Material provided —
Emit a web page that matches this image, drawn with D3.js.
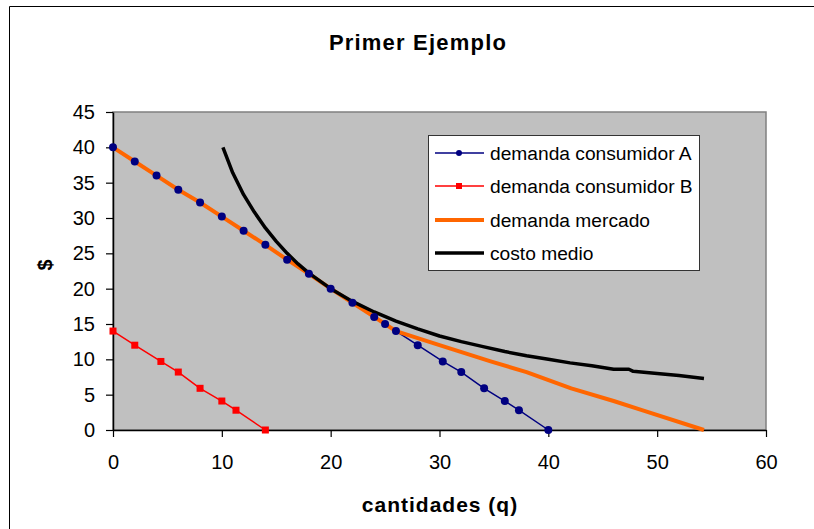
<!DOCTYPE html>
<html>
<head>
<meta charset="utf-8">
<script src="https://cdn.jsdelivr.net/npm/d3@7"></script>
<style>
	body { margin: 0; background: #fff; }
	svg { display: block; font-family: "Liberation Sans", Arial, sans-serif; }
</style>
</head>
<body>
<div id="chart"></div>
<script>
// demanda consumidor A
var qA = [0, 2, 4, 6, 8, 10, 12, 14, 16, 18, 20, 22, 24, 25, 26, 28, 30.3, 32, 34.1, 36, 37.3, 40];
var pA = [40, 38, 36, 34, 32.2, 30.2, 28.2, 26.2, 24.1, 22.1, 20, 18, 16, 15, 14, 12, 9.7, 8.2, 5.9, 4.1, 2.8, 0];
// demanda consumidor B
var qB = [0, 2, 4.4, 6, 8, 10, 11.3, 14];
var pB = [14, 12, 9.7, 8.2, 5.9, 4.1, 2.8, 0];
// demanda mercado
var qM = [0, 2, 4, 6, 8, 10, 12, 14, 16, 18, 20, 22, 24, 25, 26, 30, 34.7, 38, 42.1, 46, 48.6, 54.3];
var pM = [40, 38, 36, 34, 32.2, 30.2, 28.2, 26.2, 24.1, 22.1, 20, 18, 16, 15, 14, 12, 9.7, 8.2, 5.9, 4.1, 2.8, 0];
// costo medio
var qC = [10.1, 11, 12, 13, 14, 15, 16, 17, 18, 19, 20, 22, 24, 26, 28, 30, 32, 34, 36, 38, 40, 42, 44, 46, 47.4, 47.8, 50, 52, 54.3];
var pC = [40, 36.4, 33.3, 30.8, 28.6, 26.7, 25, 23.5, 22.2, 21.1, 20, 18.2, 16.7, 15.4, 14.3, 13.3, 12.5, 11.8, 11.1, 10.5, 10, 9.5, 9.1, 8.6, 8.6, 8.3, 8.0, 7.7, 7.3];

var xTicks = [0, 10, 20, 30, 40, 50, 60];
var yTicks = [0, 5, 10, 15, 20, 25, 30, 35, 40, 45];

var seriesNames = ["demanda consumidor A", "demanda consumidor B", "demanda mercado", "costo medio"];
var seriesColors = ["#000080", "#ff0000", "#ff6600", "#000000"];

var width = 814, height = 529;
var plot = {left: 113, top: 112, right: 766, bottom: 430};

var x = d3.scaleLinear().domain([0, 60]).range([plot.left, plot.right]);
var y = d3.scaleLinear().domain([0, 45]).range([plot.bottom, plot.top]);

function zipPts(qs, ps) {
	return qs.map(function(q, i) { return {q: q, p: ps[i]}; });
}

var series = [
	{name: seriesNames[0], color: seriesColors[0], pts: zipPts(qA, pA), w: 1.5, marker: "circle"},
	{name: seriesNames[1], color: seriesColors[1], pts: zipPts(qB, pB), w: 1.5, marker: "square"},
	{name: seriesNames[2], color: seriesColors[2], pts: zipPts(qM, pM), w: 4, marker: null},
	{name: seriesNames[3], color: seriesColors[3], pts: zipPts(qC, pC), w: 3.5, marker: null}
];

var svg = d3.select("#chart").append("svg")
	.attr("width", width)
	.attr("height", height);

// chart border (only left and top visible)
svg.append("path")
	.attr("d", "M9.5," + height + "V6.5H" + width)
	.attr("fill", "none")
	.attr("stroke", "#000")
	.attr("stroke-width", 1);

// plot area
svg.append("rect")
	.attr("x", plot.left)
	.attr("y", plot.top)
	.attr("width", plot.right - plot.left)
	.attr("height", plot.bottom - plot.top)
	.attr("fill", "#c0c0c0")
	.attr("stroke", "#808080")
	.attr("stroke-width", 1.5);

// title
svg.append("text")
	.attr("x", 418)
	.attr("y", 50)
	.attr("text-anchor", "middle")
	.style("font-size", "22px")
	.style("font-weight", "bold")
	.style("letter-spacing", "1.2px")
	.text("Primer Ejemplo");

// axes
var xAxis = svg.append("g")
	.attr("transform", "translate(0," + plot.bottom + ")")
	.call(d3.axisBottom(x).tickValues(xTicks).tickSize(7).tickSizeOuter(0).tickPadding(18));

var yAxis = svg.append("g")
	.attr("transform", "translate(" + plot.left + ",0)")
	.call(d3.axisLeft(y).tickValues(yTicks).tickSize(7).tickSizeOuter(0).tickPadding(11));

[xAxis, yAxis].forEach(function(ax) {
	ax.attr("font-family", null).attr("font-size", null);
	ax.select(".domain").attr("stroke", "#000").attr("stroke-width", 1.5);
	ax.selectAll(".tick line").attr("stroke", "#000").attr("stroke-width", 1.2);
	ax.selectAll(".tick text").style("font-size", "20px").attr("fill", "#000");
});

svg.append("text")
	.attr("x", 440)
	.attr("y", 512)
	.attr("text-anchor", "middle")
	.style("font-size", "21px")
	.style("font-weight", "bold")
	.style("letter-spacing", "1px")
	.text("cantidades (q)");

svg.append("text")
	.attr("transform", "translate(52,265) rotate(-90)")
	.attr("text-anchor", "middle")
	.style("font-size", "20px")
	.style("font-weight", "bold")
	.text("$");

// lines first, markers on top
var line = d3.line()
	.x(function(d) { return x(d.q); })
	.y(function(d) { return y(d.p); });

series.forEach(function(s) {
	svg.append("path")
		.datum(s.pts)
		.attr("d", line)
		.attr("fill", "none")
		.attr("stroke", s.color)
		.attr("stroke-width", s.w)
		.attr("stroke-linejoin", "round");
});

svg.selectAll(".dotA")
	.data(series[0].pts)
	.enter()
	.append("circle")
	.attr("class", "dotA")
	.attr("cx", function(d) { return x(d.q); })
	.attr("cy", function(d) { return y(d.p); })
	.attr("r", 4)
	.attr("fill", series[0].color);

svg.selectAll(".dotB")
	.data(series[1].pts)
	.enter()
	.append("rect")
	.attr("class", "dotB")
	.attr("x", function(d) { return x(d.q) - 3.5; })
	.attr("y", function(d) { return y(d.p) - 3.5; })
	.attr("width", 7)
	.attr("height", 7)
	.attr("fill", series[1].color);

// legend
var legend = svg.append("g");
legend.append("rect")
	.attr("x", 428.5)
	.attr("y", 135.5)
	.attr("width", 271)
	.attr("height", 135)
	.attr("fill", "#fff")
	.attr("stroke", "#333")
	.attr("stroke-width", 1);

var rowY = [153, 186, 220, 253];
series.forEach(function(s, i) {
	var g = legend.append("g").attr("transform", "translate(0," + rowY[i] + ")");
	g.append("line")
		.attr("x1", 435).attr("x2", 484)
		.attr("stroke", s.color)
		.attr("stroke-width", s.w);
	if (s.marker == "circle") {
		g.append("circle").attr("cx", 459).attr("r", 3).attr("fill", s.color);
	} else if (s.marker == "square") {
		g.append("rect").attr("x", 456).attr("y", -3).attr("width", 6).attr("height", 6).attr("fill", s.color);
	}
	g.append("text")
		.attr("x", 490)
		.attr("dy", "0.35em")
		.style("font-size", "19.2px")
		.text(s.name);
});
</script>
</body>
</html>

What the exercise asks — Return the listing above in full and without alteration, excluding its pictures.

Exercise result —
Emit a web page that matches this image, drawn with D3.js.
<!DOCTYPE html>
<html>
<head>
<meta charset="utf-8">
<script src="https://cdn.jsdelivr.net/npm/d3@7"></script>
<style>
	body { margin: 0; background: #fff; }
	svg { display: block; font-family: "Liberation Sans", Arial, sans-serif; }
</style>
</head>
<body>
<div id="chart"></div>
<script>
// demanda consumidor A
var qA = [0, 2, 4, 6, 8, 10, 12, 14, 16, 18, 20, 22, 24, 25, 26, 28, 30.3, 32, 34.1, 36, 37.3, 40];
var pA = [40, 38, 36, 34, 32.2, 30.2, 28.2, 26.2, 24.1, 22.1, 20, 18, 16, 15, 14, 12, 9.7, 8.2, 5.9, 4.1, 2.8, 0];
// demanda consumidor B
var qB = [0, 2, 4.4, 6, 8, 10, 11.3, 14];
var pB = [14, 12, 9.7, 8.2, 5.9, 4.1, 2.8, 0];
// demanda mercado
var qM = [0, 2, 4, 6, 8, 10, 12, 14, 16, 18, 20, 22, 24, 25, 26, 30, 34.7, 38, 42.1, 46, 48.6, 54.3];
var pM = [40, 38, 36, 34, 32.2, 30.2, 28.2, 26.2, 24.1, 22.1, 20, 18, 16, 15, 14, 12, 9.7, 8.2, 5.9, 4.1, 2.8, 0];
// costo medio
var qC = [10.1, 11, 12, 13, 14, 15, 16, 17, 18, 19, 20, 22, 24, 26, 28, 30, 32, 34, 36, 38, 40, 42, 44, 46, 47.4, 47.8, 50, 52, 54.3];
var pC = [40, 36.4, 33.3, 30.8, 28.6, 26.7, 25, 23.5, 22.2, 21.1, 20, 18.2, 16.7, 15.4, 14.3, 13.3, 12.5, 11.8, 11.1, 10.5, 10, 9.5, 9.1, 8.6, 8.6, 8.3, 8.0, 7.7, 7.3];

var xTicks = [0, 10, 20, 30, 40, 50, 60];
var yTicks = [0, 5, 10, 15, 20, 25, 30, 35, 40, 45];

var seriesNames = ["demanda consumidor A", "demanda consumidor B", "demanda mercado", "costo medio"];
var seriesColors = ["#000080", "#ff0000", "#ff6600", "#000000"];

var width = 814, height = 529;
var plot = {left: 113, top: 112, right: 766, bottom: 430};

var x = d3.scaleLinear().domain([0, 60]).range([plot.left, plot.right]);
var y = d3.scaleLinear().domain([0, 45]).range([plot.bottom, plot.top]);

function zipPts(qs, ps) {
	return qs.map(function(q, i) { return {q: q, p: ps[i]}; });
}

var series = [
	{name: seriesNames[0], color: seriesColors[0], pts: zipPts(qA, pA), w: 1.5, marker: "circle"},
	{name: seriesNames[1], color: seriesColors[1], pts: zipPts(qB, pB), w: 1.5, marker: "square"},
	{name: seriesNames[2], color: seriesColors[2], pts: zipPts(qM, pM), w: 4, marker: null},
	{name: seriesNames[3], color: seriesColors[3], pts: zipPts(qC, pC), w: 3.5, marker: null}
];

var svg = d3.select("#chart").append("svg")
	.attr("width", width)
	.attr("height", height);

// chart border (only left and top visible)
svg.append("path")
	.attr("d", "M9.5," + height + "V6.5H" + width)
	.attr("fill", "none")
	.attr("stroke", "#000")
	.attr("stroke-width", 1);

// plot area
svg.append("rect")
	.attr("x", plot.left)
	.attr("y", plot.top)
	.attr("width", plot.right - plot.left)
	.attr("height", plot.bottom - plot.top)
	.attr("fill", "#c0c0c0")
	.attr("stroke", "#808080")
	.attr("stroke-width", 1.5);

// title
svg.append("text")
	.attr("x", 418)
	.attr("y", 50)
	.attr("text-anchor", "middle")
	.style("font-size", "22px")
	.style("font-weight", "bold")
	.style("letter-spacing", "1.2px")
	.text("Primer Ejemplo");

// axes
var xAxis = svg.append("g")
	.attr("transform", "translate(0," + plot.bottom + ")")
	.call(d3.axisBottom(x).tickValues(xTicks).tickSize(7).tickSizeOuter(0).tickPadding(18));

var yAxis = svg.append("g")
	.attr("transform", "translate(" + plot.left + ",0)")
	.call(d3.axisLeft(y).tickValues(yTicks).tickSize(7).tickSizeOuter(0).tickPadding(11));

[xAxis, yAxis].forEach(function(ax) {
	ax.attr("font-family", null).attr("font-size", null);
	ax.select(".domain").attr("stroke", "#000").attr("stroke-width", 1.5);
	ax.selectAll(".tick line").attr("stroke", "#000").attr("stroke-width", 1.2);
	ax.selectAll(".tick text").style("font-size", "20px").attr("fill", "#000");
});

svg.append("text")
	.attr("x", 440)
	.attr("y", 512)
	.attr("text-anchor", "middle")
	.style("font-size", "21px")
	.style("font-weight", "bold")
	.style("letter-spacing", "1px")
	.text("cantidades (q)");

svg.append("text")
	.attr("transform", "translate(52,265) rotate(-90)")
	.attr("text-anchor", "middle")
	.style("font-size", "20px")
	.style("font-weight", "bold")
	.text("$");

// lines first, markers on top
var line = d3.line()
	.x(function(d) { return x(d.q); })
	.y(function(d) { return y(d.p); });

series.forEach(function(s) {
	svg.append("path")
		.datum(s.pts)
		.attr("d", line)
		.attr("fill", "none")
		.attr("stroke", s.color)
		.attr("stroke-width", s.w)
		.attr("stroke-linejoin", "round");
});

svg.selectAll(".dotA")
	.data(series[0].pts)
	.enter()
	.append("circle")
	.attr("class", "dotA")
	.attr("cx", function(d) { return x(d.q); })
	.attr("cy", function(d) { return y(d.p); })
	.attr("r", 4)
	.attr("fill", series[0].color);

svg.selectAll(".dotB")
	.data(series[1].pts)
	.enter()
	.append("rect")
	.attr("class", "dotB")
	.attr("x", function(d) { return x(d.q) - 3.5; })
	.attr("y", function(d) { return y(d.p) - 3.5; })
	.attr("width", 7)
	.attr("height", 7)
	.attr("fill", series[1].color);

// legend
var legend = svg.append("g");
legend.append("rect")
	.attr("x", 428.5)
	.attr("y", 135.5)
	.attr("width", 271)
	.attr("height", 135)
	.attr("fill", "#fff")
	.attr("stroke", "#333")
	.attr("stroke-width", 1);

var rowY = [153, 186, 220, 253];
series.forEach(function(s, i) {
	var g = legend.append("g").attr("transform", "translate(0," + rowY[i] + ")");
	g.append("line")
		.attr("x1", 435).attr("x2", 484)
		.attr("stroke", s.color)
		.attr("stroke-width", s.w);
	if (s.marker == "circle") {
		g.append("circle").attr("cx", 459).attr("r", 3).attr("fill", s.color);
	} else if (s.marker == "square") {
		g.append("rect").attr("x", 456).attr("y", -3).attr("width", 6).attr("height", 6).attr("fill", s.color);
	}
	g.append("text")
		.attr("x", 490)
		.attr("dy", "0.35em")
		.style("font-size", "19.2px")
		.text(s.name);
});
</script>
</body>
</html>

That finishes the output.